= James Harris (cricketer, born 1838) =

English soldier and cricketer

James Edward Harris (1 October 1838 – 30 November 1925) was an English soldier and a cricketer who played in four important matches for Cambridge University in 1859. He was born and also died at Sharnford, Leicestershire.

Harris's top-class cricket career was largely confined to 1859, when he appeared as a batsman and bowler of unknown style in several non-first-class matches as well as in Cambridge's four first-class fixtures, which included the University match.
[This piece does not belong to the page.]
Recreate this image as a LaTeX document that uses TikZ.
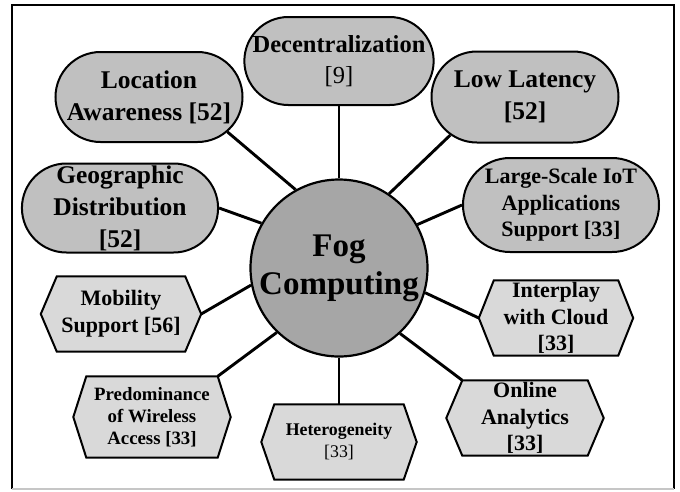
\documentclass[tikz,border=0pt]{standalone}
\usepackage{fontspec}
\setmainfont{Liberation Serif}
\usetikzlibrary{shapes.misc,calc}
\pgfdeclarelayer{bg}
\pgfdeclarelayer{mid}
\pgfsetlayers{bg,mid,main}
\definecolor{stadfill}{RGB}{192,192,192}
\definecolor{hexfill}{RGB}{217,217,217}
\definecolor{fogfill}{RGB}{166,166,166}
\tikzset{
  stad/.style={rounded rectangle, draw, line width=2pt, fill=stadfill, align=center, inner sep=0pt},
  hexn/.style={rectangle, align=center, inner sep=0pt},
  hexline/.style={draw, line width=2pt, fill=hexfill, line join=miter},
  conn/.style={line width=2.9pt},
  fA/.style={font=\fontsize{25.5}{32}\selectfont\bfseries},
  fB/.style={font=\fontsize{22}{26.7}\selectfont\bfseries},
  fC/.style={font=\fontsize{18.8}{22}\selectfont\bfseries},
  fD/.style={font=\fontsize{17.8}{22}\selectfont\bfseries},
  fE/.style={font=\fontsize{24.5}{31}\selectfont\bfseries},
  fF/.style={font=\fontsize{33}{38}\selectfont\bfseries},
}
\newcommand\hexpath[2]{%
  \begin{pgfonlayer}{mid}
  \filldraw[hexline] (#1.west) -- ([xshift=#2]#1.north west) -- ([xshift=-#2]#1.north east) -- (#1.east) -- ([xshift=-#2]#1.south east) -- ([xshift=#2]#1.south west) -- cycle;
  \end{pgfonlayer}}
\begin{document}
\begin{tikzpicture}[x=1pt,y=-1pt]
\useasboundingbox (0,0) rectangle (680,491);
\begin{pgfonlayer}{bg}
\fill[white] (0,0) rectangle (680,491);
\end{pgfonlayer}
\draw[line width=2pt] (12,489) -- (12,5) -- (674,5) -- (674,489);
\draw[line width=1.5pt, gray!45] (12,489) -- (674,489);

\node[circle, draw, line width=2.2pt, fill=fogfill, minimum size=177pt, align=center, inner sep=0pt, fF] (fog) at (339,268) {Fog\\Computing};

\node[stad, fE, minimum width=187pt, minimum height=88pt] (dec) at (339,61) {Decentralization\\{\mdseries [9]}};
\node[stad, fA, minimum width=187pt, minimum height=90pt] (loc) at (149,97) {Location\\Awareness [52]};
\node[stad, fA, minimum width=187pt, minimum height=91pt] (low) at (525,97) {Low Latency\\{[52]}};
\node[stad, fA, minimum width=187pt, minimum height=89pt] (geo) at (120,208) {Geographic\\Distribution\\{[52]}};
\node[stad, fB, minimum width=196pt, minimum height=94pt] (lsi) at (561,205) {Large-Scale IoT\\Applications\\Support [33]};

\node[hexn, fB, minimum width=160pt, minimum height=75pt] (mob) at (121,314) {Mobility\\Support [56]};
\node[hexn, fC, minimum width=157pt, minimum height=81pt] (pre) at (152,417) {Predominance\\of Wireless\\Access [33]};
\node[hexn, fD, minimum width=155pt, minimum height=75pt] (het) at (339,442) {Heterogeneity\\{\mdseries [33]}};
\node[hexn, fB, minimum width=157pt, minimum height=75pt] (onl) at (525,418) {Online\\Analytics\\{[33]}};
\node[hexn, fB, minimum width=154pt, minimum height=75pt] (inter) at (556,318) {Interplay\\with Cloud\\{[33]}};

\hexpath{mob}{16pt}
\hexpath{pre}{13pt}
\hexpath{het}{13pt}
\hexpath{onl}{16pt}
\hexpath{inter}{15pt}

\begin{pgfonlayer}{bg}
\draw[conn] (fog.90) -- (dec.south);
\draw[conn] (fog.119) -- (loc.-24);
\draw[conn] (fog.56) -- (low.-153);
\draw[conn] (fog.150) -- (geo.east);
\draw[conn] (fog.29) -- (lsi.west);
\draw[conn] (fog.191) -- (mob.east);
\draw[conn] (fog.-16) -- (inter.west);
\draw[conn] (fog.226) -- ([xshift=-13pt]pre.north east);
\draw[conn] (fog.-47) -- ([xshift=16pt]onl.north west);
\draw[conn] (fog.-90) -- (het.north);
\end{pgfonlayer}
\end{tikzpicture}
\end{document}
No great indication of his merits in either batting or bowling can be gained, as his bowling figures are incomplete and he never took more than two wickets in an innings, and his position in the batting order varied between the tail-end and occasional outings as an opening batsman.

==Career outside cricket==
Educated at Sheffield Collegiate School and then privately at home in Sharnford, Harris was an undergraduate at Gonville and Caius College, Cambridge, graduating in 1860. From university, Harris joined the British Army as an officer in the 12th Regiment; he became a lieutenant in 1862, a captain in 1868, a major in 1881, a lieutenant-colonel in 1886 and a full colonel in 1890. His final appointment on half-pay was as Assistant Adjutant-General at the Cape of Good Hope, from which he retired in 1894. In 1898 he is reported as living at Earsham Hall, Norfolk (but which is near to Bungay, Suffolk), but he later retired to his home county of Leicestershire where he became a Justice of the Peace and a Deputy Lieutenant.

He died aged 87 in Sharnford, near Hinckley, Leicestershire.